SAO PAULO: Brazilian auto sales amounted to 1.31 million units between January and June, down 20.7 percent from the same period of last year and the lowest first-half total since 2007, the National Federation of Motor Vehicle Dealers, or Fenabrave, said.
Auto sales in June, including cars, SUVs, trucks and buses but not motorcycles or agricultural machinery, totaled 212,535 units, down 19.4 percent from the same month of 2014.
The plunge has prompted Fenabrave to lower its sales projections for this year to 2.62 million units, which would be a 23.9 percent decline from 2014.

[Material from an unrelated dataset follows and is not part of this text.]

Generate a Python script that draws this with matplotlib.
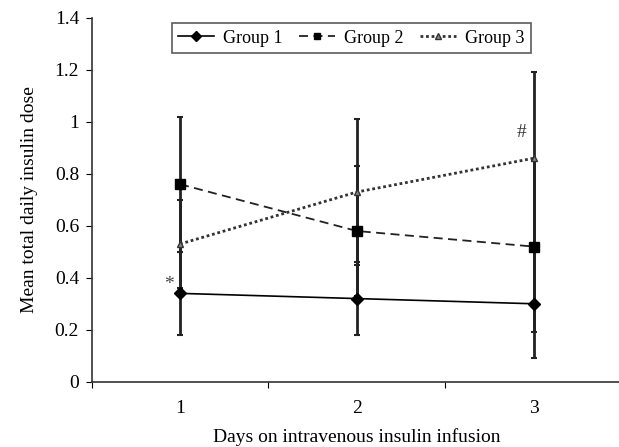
import matplotlib
matplotlib.use('Agg')
import matplotlib.pyplot as plt
from matplotlib.lines import Line2D

days = [1, 2, 3]
day_labels = ['1', '2', '3']

g1_mean = [0.34, 0.32, 0.30]
g1_err = [0.16, 0.14, 0.21]
g2_mean = [0.76, 0.58, 0.52]
g2_err = [0.26, 0.25, 0.33]
g3_mean = [0.53, 0.73, 0.86]
g3_err = [0.17, 0.28, 0.33]

yticks = [0, 0.2, 0.4, 0.6, 0.8, 1, 1.2, 1.4]
ytick_labels = ['0', '0.2', '0.4', '0.6', '0.8', '1', '1.2', '1.4']

plt.rcParams['font.family'] = ['Liberation Serif', 'DejaVu Serif']

fig = plt.figure(figsize=(6.19, 4.47), dpi=100)
ax = fig.add_axes([0.148, 0.146, 0.857, 0.814])

ebar = dict(ecolor='#222222', elinewidth=2, capsize=2.5, capthick=1.5)

styles = [
    dict(color='black', lw=1.2, ls='-', marker='D', ms=6, mfc='black', mec='black'),
    dict(color='#222222', lw=1.3, ls=(0, (5, 3)), marker='s', ms=7, mfc='black', mec='black'),
    dict(color='#333333', lw=2, ls=(0, (1, 1)), marker='^', ms=5, mfc='#888888', mec='#333333'),
]
names = ['Group 1', 'Group 2', 'Group 3']

for mean, err, st in zip([g1_mean, g2_mean, g3_mean], [g1_err, g2_err, g3_err], styles):
    ax.errorbar(days, mean, yerr=err, **st, **ebar)

ax.text(days[0] - 0.06, g1_mean[0] + 0.035, '*', fontsize=14, color='#444444',
        ha='center', va='center')
ax.text(days[2] - 0.07, g3_mean[2] + 0.1, '#', fontsize=14, color='#333333',
        ha='center', va='center')

ax.set_xlim(0.5, 3.5)
ax.set_ylim(0, 1.4)
ax.set_xticks([0.5, 1.5, 2.5, 3.5])
ax.set_xticklabels([])
ax.set_xticks(days, minor=True)
ax.set_xticklabels(day_labels, minor=True)
ax.tick_params(axis='x', which='minor', length=0, pad=13, labelsize=14)
ax.tick_params(axis='x', which='major', direction='out', length=4)
ax.set_yticks(yticks)
ax.set_yticklabels(ytick_labels)
ax.tick_params(axis='y', direction='out', length=4, pad=5, labelsize=14)

for side in ['top', 'right']:
    ax.spines[side].set_visible(False)
for side in ['left', 'bottom']:
    ax.spines[side].set_color('#333333')
    ax.spines[side].set_linewidth(1.2)

ax.set_xlabel('Days on intravenous insulin infusion', fontsize=14, labelpad=8)
ax.set_ylabel('Mean total daily insulin dose', fontsize=14, labelpad=12)

handles = [Line2D([], [], **st) for st in styles]
for h in handles:
    h.set_markersize(5)
leg = ax.legend(handles, names, loc='upper center', bbox_to_anchor=(0.49, 1.01), ncol=3,
                fontsize=13, frameon=True, fancybox=False, edgecolor='#333333',
                handlelength=2.0, handletextpad=0.5, columnspacing=0.9, borderpad=0.35)
leg.get_frame().set_linewidth(1.2)

plt.savefig('out.png', dpi=100)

The automotive sector has been reeling due to an end to government tax breaks for new vehicle purchases, part of an austerity program enacted after federal, state and local governments ended 2014 with a cumulative primary budget deficit – before interest payments – equivalent to around $12.5 billion.
Until last year, Brazil’s public finances had not been in the red since the current reporting methodology was adopted in 2001.
Automakers also have been hit by high interest rates – the benchmark Selic rate is at its highest level in more than six years – aimed at curbing inflation, which is at an 11-year high.
As part of an effort to adjust production to declining demand, automakers have reduced payrolls through early retirement and layoffs and placed workers on paid furloughs.